The Chelsea Hotel in Manhattan has been a favorite hangout of artists for decades, many of whom used the hotel as their long-term living quarters in New York City. With that kind of clientele, the building has more than its fair share of notable moments, both famous and infamous. It’s where Arthur C. Clarke and Stanley Kubrick co-wrote the screenplay for 2001: A Space Odyssey. It’s where Sid Vicious probably killed his girlfriend, Nancy Spungen. And it’s also where a chance encounter led to a quick fling which was later immortalized in Leonard Cohen’s song “Chelsea Hotel No. 2.”
According to music lore, the meeting happened in the hotel elevator. Cohen got inside and noticed that the young woman standing next to him was none other than Janis Joplin. They struck up a conversation, and even though Janis was a little disappointed that he wasn’t Kris Kristofferson, she decided that Leonard Cohen was good enough.
The song, which came out after Joplin had died, describes their liaison in intimate detail. This is something that Cohen came to regret, referring to the song as “the sole indiscretion in [his] professional life.”[9]
1 “Barracuda”
With its instantly recognizable guitar riff, the 1977 single “Barracuda” is arguably Heart’s greatest song. But it was created from a place of anger, acting as a warning for all new artists against all the sharks, leeches, and… well, barracudas that they would have to face in the music business.

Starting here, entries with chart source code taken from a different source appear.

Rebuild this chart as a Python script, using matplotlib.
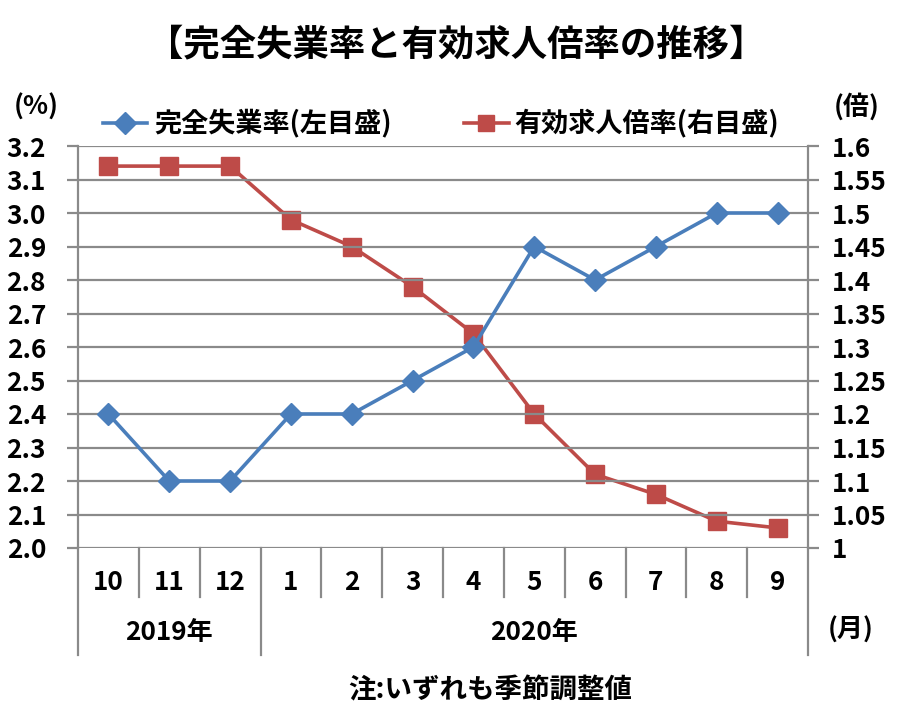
import matplotlib
matplotlib.use("Agg")
import matplotlib.pyplot as plt
from matplotlib.lines import Line2D
import matplotlib.transforms as mtransforms

plt.rcParams['font.family'] = ['Noto Sans CJK JP', 'DejaVu Sans']

months = ["10", "11", "12", "1", "2", "3", "4", "5", "6", "7", "8", "9"]
years = ["2019年", "2020年"]
unemployment = [2.4, 2.2, 2.2, 2.4, 2.4, 2.5, 2.6, 2.9, 2.8, 2.9, 3.0, 3.0]
jobs_ratio = [1.57, 1.57, 1.57, 1.49, 1.45, 1.39, 1.32, 1.20, 1.11, 1.08, 1.04, 1.03]
left_ticks = [2.0, 2.1, 2.2, 2.3, 2.4, 2.5, 2.6, 2.7, 2.8, 2.9, 3.0, 3.1, 3.2]
right_ticks = [1.0, 1.05, 1.1, 1.15, 1.2, 1.25, 1.3, 1.35, 1.4, 1.45, 1.5, 1.55, 1.6]
right_labels = ["1", "1.05", "1.1", "1.15", "1.2", "1.25", "1.3", "1.35", "1.4", "1.45", "1.5", "1.55", "1.6"]

BLUE = "#4A7EBB"
RED = "#BE4B48"
GRID = "#8a8a8a"
FS = 18.8

W, H = 914, 709
fig = plt.figure(figsize=(W / 100, H / 100), dpi=100)
L, R, T, B = 78, 808, 146, 548
ax = fig.add_axes([L / W, 1 - B / H, (R - L) / W, (B - T) / H])
ax2 = ax.twinx()

x = list(range(len(months)))
ax.set_xlim(-0.5, len(months) - 0.5)
ax.set_ylim(2.0, 3.2)
ax2.set_ylim(1.0, 1.6)

ax.set_yticks(left_ticks)
ax.set_yticklabels([f"{v:.1f}" for v in left_ticks], fontsize=FS, fontweight='bold')
ax2.set_yticks(right_ticks)
ax2.set_yticklabels(right_labels, fontsize=FS, fontweight='bold')
ax.grid(axis='y', color=GRID, linewidth=1.6)
ax.set_axisbelow(True)
ax.tick_params(axis='y', length=8, width=1.6, color=GRID, pad=15)
ax2.tick_params(axis='y', length=8, width=1.6, color=GRID, pad=9)
ax.set_xticks([])
ax2.set_xticks([])
for a in (ax, ax2):
    for s in ('top', 'bottom'):
        a.spines[s].set_visible(False)
    a.spines['left'].set_color(GRID)
    a.spines['right'].set_color(GRID)
    a.spines['left'].set_linewidth(1.6)
    a.spines['right'].set_linewidth(1.6)
ax.spines['right'].set_visible(False)
ax2.spines['left'].set_visible(False)

ax2.plot(x, jobs_ratio, color=RED, linewidth=2.6, marker='s', markersize=12.5,
         zorder=3, clip_on=False)
ax.plot(x, unemployment, color=BLUE, linewidth=2.6, marker='D', markersize=11,
        zorder=4, clip_on=False)
ax.set_zorder(ax2.get_zorder() + 1)
ax.patch.set_visible(False)

# category axis below
trans = mtransforms.blended_transform_factory(ax.transData, ax.transAxes)
sep_h = (597 - B) / (B - T)
year_h = (655 - B) / (B - T)
for k in range(len(months) - 1):
    if k == 2:
        continue
    ax.add_line(Line2D([k + 0.5, k + 0.5], [0, -sep_h], transform=trans,
                       color=GRID, linewidth=1.6, clip_on=False))
for xx in (-0.5, 2.5, len(months) - 0.5):
    ax.add_line(Line2D([xx, xx], [0, -year_h], transform=trans,
                       color=GRID, linewidth=1.6, clip_on=False))
month_y = -(582 - B) / (B - T)
year_y = -(632 - B) / (B - T)
for k, m in enumerate(months):
    ax.text(k, month_y, m, transform=trans, ha='center', va='center',
            fontsize=FS, fontweight='bold')
ax.text(1, year_y, years[0], transform=trans, ha='center', va='center',
        fontsize=FS, fontweight='bold')
ax.text(7, year_y, years[1], transform=trans, ha='center', va='center',
        fontsize=FS, fontweight='bold')

# title and annotations
fig.text(456 / W, 1 - 45 / H, "【完全失業率と有効求人倍率の推移】", ha='center', va='center',
         fontsize=26.2, fontweight='bold')
fig.text(36 / W, 1 - 107 / H, "(%)", ha='center', va='center', fontsize=FS, fontweight='bold')
fig.text(857 / W, 1 - 107 / H, "(倍)", ha='center', va='center', fontsize=FS, fontweight='bold')
fig.text(851 / W, 1 - 630 / H, "(月)", ha='center', va='center', fontsize=FS, fontweight='bold')
fig.text(490 / W, 1 - 690 / H, "注:いずれも季節調整値", ha='center', va='center',
         fontsize=19.8, fontweight='bold')

# legend
ly = 1 - 123 / H
fig.add_artist(Line2D([103 / W, 147 / W], [ly, ly], color=BLUE, linewidth=2.6))
fig.add_artist(Line2D([125 / W], [ly], color=BLUE, marker='D', markersize=11, linestyle='none'))
fig.text(154 / W, ly, "完全失業率(左目盛)", ha='left', va='center', fontsize=19.5, fontweight='bold')
fig.add_artist(Line2D([464 / W, 509 / W], [ly, ly], color=RED, linewidth=2.6))
fig.add_artist(Line2D([486 / W], [ly], color=RED, marker='s', markersize=12, linestyle='none'))
fig.text(514 / W, ly, "有効求人倍率(右目盛)", ha='left', va='center', fontsize=19.5, fontweight='bold')

fig.savefig("out.png", dpi=100)
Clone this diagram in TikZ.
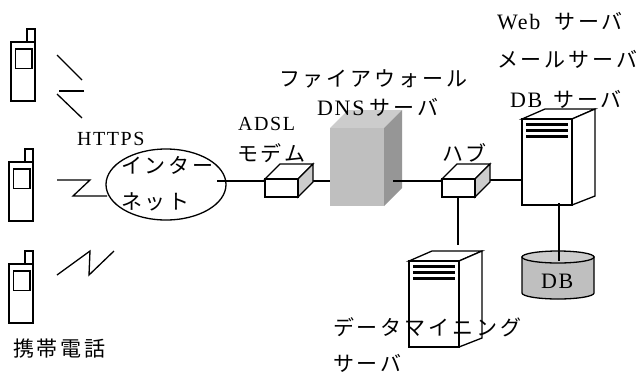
\documentclass[tikz,border=0pt]{standalone}
\usepackage{fontspec}
\setmainfont[LetterSpace=8]{Liberation Serif}
\newfontfamily\jp[LetterSpace=14]{Noto Sans CJK JP}
\usetikzlibrary{shapes.geometric}
\tikzset{
  ln/.style={draw=black,line width=1.3pt,line join=miter},
  thin ln/.style={draw=black,line width=1.2pt},
  lbl/.style={anchor=base west,inner sep=0pt,outer sep=0pt,font=\fontsize{20}{20}\selectfont},
  jplbl/.style={lbl,font=\fontsize{21}{21}\selectfont\jp},
  biglbl/.style={lbl,font=\fontsize{22}{22}\selectfont},
  phone part/.style={ln,fill=white},
}
\newcommand{\jpmid}[1]{{\fontsize{21}{21}\selectfont\jp #1}}
\newcommand{\phonedraw}[2]{% x y
  \begin{scope}[shift={(#1,#2)}]
    \draw[phone part] (16,0) rectangle (24,13);
    \draw[phone part] (0,13) rectangle (24,72);
    \draw[phone part] (4.5,20) rectangle (21,39.5);
  \end{scope}}
\newcommand{\boxdraw}[2]{% x y of front top-left
  \begin{scope}[shift={(#1,#2)}]
    \draw[ln,fill=white] (0,0) -- (15,-15) -- (48,-15) -- (33,0) -- cycle;
    \draw[ln,fill=black!20] (33,0) -- (48,-15) -- (48,3) -- (33,18) -- cycle;
    \draw[ln,fill=white] (0,0) rectangle (33,18);
  \end{scope}}
\newcommand{\serverdraw}[2]{% x y of front top-left
  \begin{scope}[shift={(#1,#2)}]
    \draw[ln,fill=white] (0,0) -- (23,-10) -- (73,-10) -- (50,0) -- cycle;
    \draw[ln,fill=white] (50,0) -- (73,-10) -- (73,77) -- (50,86) -- cycle;
    \draw[ln,fill=white] (0,0) rectangle (50,86);
    \fill[black] (4,3.5) rectangle (46,6.5);
    \fill[black] (4,10) rectangle (46,13);
    \fill[black] (4,16) rectangle (46,19);
  \end{scope}}
\begin{document}
\begin{tikzpicture}[x=1pt,y=-1pt]
\useasboundingbox (0,0) rectangle (640,376);
\fill[white] (0,0) rectangle (640,376);
\phonedraw{11}{29}
\phonedraw{9}{149}
\phonedraw{9}{251}
% wireless marks
\draw[ln] (57,55) -- (82,80);
\draw[ln] (84,91) -- (59,91);
\draw[ln] (57,94) -- (82,118);
\draw[ln] (57,180) -- (90,180) -- (73,196) -- (107,196);
\draw[ln] (57,275) -- (90,251) -- (89,275) -- (114,251);
% firewall
\fill[black!20] (330,128) -- (348,110) -- (402,110) -- (384,128) -- cycle;
\fill[black!41] (384,128) -- (402,110) -- (402,188) -- (384,206) -- cycle;
\fill[black!25] (330,128) rectangle (384,206);
% connectors
\coordinate (netR) at (217,181);
\coordinate (modemL) at (266,181);
\coordinate (modemR) at (313,181);
\coordinate (fwL) at (330,181);
\coordinate (fwR) at (393,181);
\coordinate (hubL) at (442,181);
\coordinate (hubR) at (489,180);
\coordinate (srvL) at (522,180);
\coordinate (hubB) at (458,197);
\coordinate (minT) at (458,245);
\coordinate (srvB) at (559,203);
\coordinate (dbT) at (559,261);
\draw[thin ln] (netR) -- (modemL);
\draw[thin ln] (modemR) -- (fwL);
\draw[thin ln] (fwR) -- (hubL);
\draw[thin ln] (hubR) -- (srvL);
\draw[thin ln] (hubB) -- (minT);
\node[ellipse,draw=black,line width=1.3pt,minimum width=120pt,minimum height=71pt,inner sep=0pt] (net) at (166,184.5) {};
\boxdraw{265}{179}
\boxdraw{442}{179}
\serverdraw{522}{119}
\serverdraw{409}{261}
% DB cylinder
\draw[ln,fill=black!25] (522,257) -- (522,293) arc[start angle=180,end angle=360,x radius=36,y radius=-6] -- (594,257) -- cycle;
\draw[ln,fill=black!20] (558,257) ellipse[x radius=36,y radius=6];
\draw[thin ln] (srvB) -- (dbT);
% labels
\node[biglbl] (web) at (497,29) {Web\hspace{14pt}\jpmid{サーバ}};
\node[jplbl] (mail) at (497,67) {メールサーバ};
\node[biglbl] (dbs) at (510,107) {DB\hspace{11pt}\jpmid{サーバ}};
\node[jplbl] (fw) at (279,86.5) {ファイアウォール};
\node[biglbl] (dns) at (317,115) {DNS\hspace{5pt}\jpmid{サーバ}};
\node[lbl] (adsl) at (238,130) {ADSL};
\node[jplbl] (modem) at (237,161.5) {モデム};
\node[jplbl] (hub) at (442,161.5) {ハブ};
\node[lbl] (https) at (77,145) {HTTPS};
\node[jplbl] (inet1) at (121,173) {インター};
\node[jplbl] (inet2) at (121,209.5) {ネット};
\node[biglbl] (db) at (541,288) {DB};
\node[jplbl] (kt) at (13,356.5) {携帯電話};
\node[jplbl] (dm) at (333,335) {データマイニング};
\node[jplbl] (sv) at (333,371.5) {サーバ};
\end{tikzpicture}
\end{document}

By 1977, the band was on the outs with its record label, Mushroom Records. Things went from bad to worse when the company decided it would make for a good publicity stunt if they implied an incestuous love affair between Ann and Nancy Wilson, the two sisters who fronted Heart. They took out a full-page advertisement showing the Wilson sisters standing next to each other bare-shouldered, with the caption, “It was only our first time!”
Although Heart switched labels that same year, the rumors about the sisters being lovers kept following them. It was an off-comment made by a journalist that angered Ann Wilson and prompted her to retreat to her hotel room, sit down, and pen the song that would become one of their trademarks.[10]